The film’s body horror sequences — faces pressing outward from beneath skin, vascular rupture, the pregnant belly as contested interior — have been noted by critics across multiple markets for their visceral effectiveness. What has been noted less often is their specificity. The body that is violated in Mudborn is not a generic female body. It is a pregnant body — a body already defined, in the film’s domestic logic, by its interiority, by what it is carrying, by the way its own boundaries have already been renegotiated in the service of continuation. The practical effects, supervised by Yen Chen-chin, work in conjunction with Cecilia Choi’s performance to ensure that the body-horror dimension never detaches from its psychological ground. Faces erupting beneath skin would be merely gruesome. Faces erupting beneath the skin of a pregnant woman who has spent the preceding hour being observed trying to protect what she carries — that is ideological. The film knows the difference.

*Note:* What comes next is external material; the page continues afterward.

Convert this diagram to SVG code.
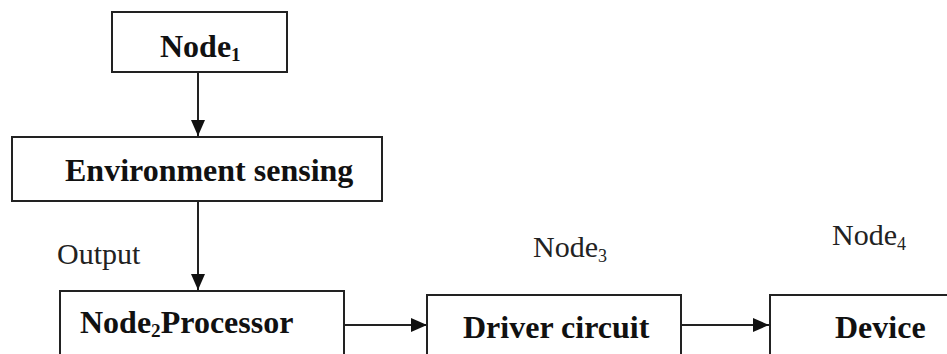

Shieh’s most formally ambitious sequence arrives in the third act, when the narrative splits into three simultaneous spaces: Ah-shen the exorcist in his isolated confrontation with the spirit, Hsu-chuan inside his own VR environment, and possessed Mu-hua in the car between them. The film’s editorial instinct — Shieh’s most deeply internalized skill — produces a climax in which there is no safe camera position. Every time the viewer settles into one space, the other two continue in darkness. This is not editing as technique. It is editing as argument: the horror cannot be contained in one location because it was never located in the doll. It was located in the network of relationships around the doll. The film has been making this argument since its opening minutes. The climax is merely the moment it states it spatially.

The VR technology threaded through Mudborn has been treated by most reviewers as a contemporary updating device — a way of making an ancient horror premise feel modern. This reading is accurate but incomplete. Virtual reality in the film operates on the same logic as the cursed object: both are constructed environments that feel real while you are inside them, that can contain something which was never formally invited, and that make the distinction between the simulated and the actual a question of how much you want to believe. Hsu-chuan’s professional life is the construction of fear in controlled spaces. The curse does not invert this. It completes it. He spends the film trying to contain a terror that he has spent his career demonstrating is containable. The film’s final answer — that he persists, post-survival, as a VR construct that Mu-hua and their daughter can access whenever they choose — is the cruelest version of this logic. He is now inside the very architecture of the profession that failed to protect him. The difference between the digital version of Hsu-chuan and the real one has been reduced to the question his absence raises: is a presence that feels real the same as a presence?

Mudborn enters the Taiwanese folk horror lineage that Incantation established as internationally viable — and the connection is not merely aesthetic. The sound design team behind that film was retained for Mudborn, ensuring a sonic continuity that anchors both films in the same register: the specific acoustic texture of Taiwanese supernatural horror, in which dread is conveyed as much through ambient sound and the absence of expected noise as through conventional scoring. Where Incantation organized its horror around participatory transmission — the curse spreads through the act of watching — Mudborn closes the transmission inside a domestic unit. The mechanism is the same. The container is smaller, which makes it more suffocating.

The film arrives in a moment when reproductive pressure, declining birth rates, and debates about maternal autonomy are active across East Asian public discourse. Mudborn does not address these debates directly. It processes them through a folk horror frame that provides enough distance for the argument to land without the defensiveness that direct address would provoke. The pregnant maternal body as the site of supernatural contest; the woman whose trained capacity for care becomes her point of maximum exposure; the husband who survives only as a digital echo that can be paused and resumed — these are not incidental images. They are the cultural anxiety translated into the genre’s oldest grammar.

What the film cannot answer — and what its ending refuses to close — is the question its premise opens about the child. Mu-hua’s daughter was born from a body that was possessed during gestation. She was the secondary object of the spirit’s attention throughout. She is alive and apparently unharmed. But she is also the daughter of a woman whose vulnerability was inseparable from her instinct to restore broken things. The same formation is available to be passed down. The spirit has been defeated. The nursery rhyme has not been silenced. And somewhere, in the logic of the film’s world, there is another broken thing waiting for someone with the right kind of hands to find it.

泥娃娃 (Ní Wá Wa / Mudborn) was directed by Shieh Meng-ju and stars Tony Yang, Cecilia Choi, and Derek Chang. A Taiwanese production filmed in Mandarin, it premiered in Taiwan in October 2025 and is now streaming globally on Netflix.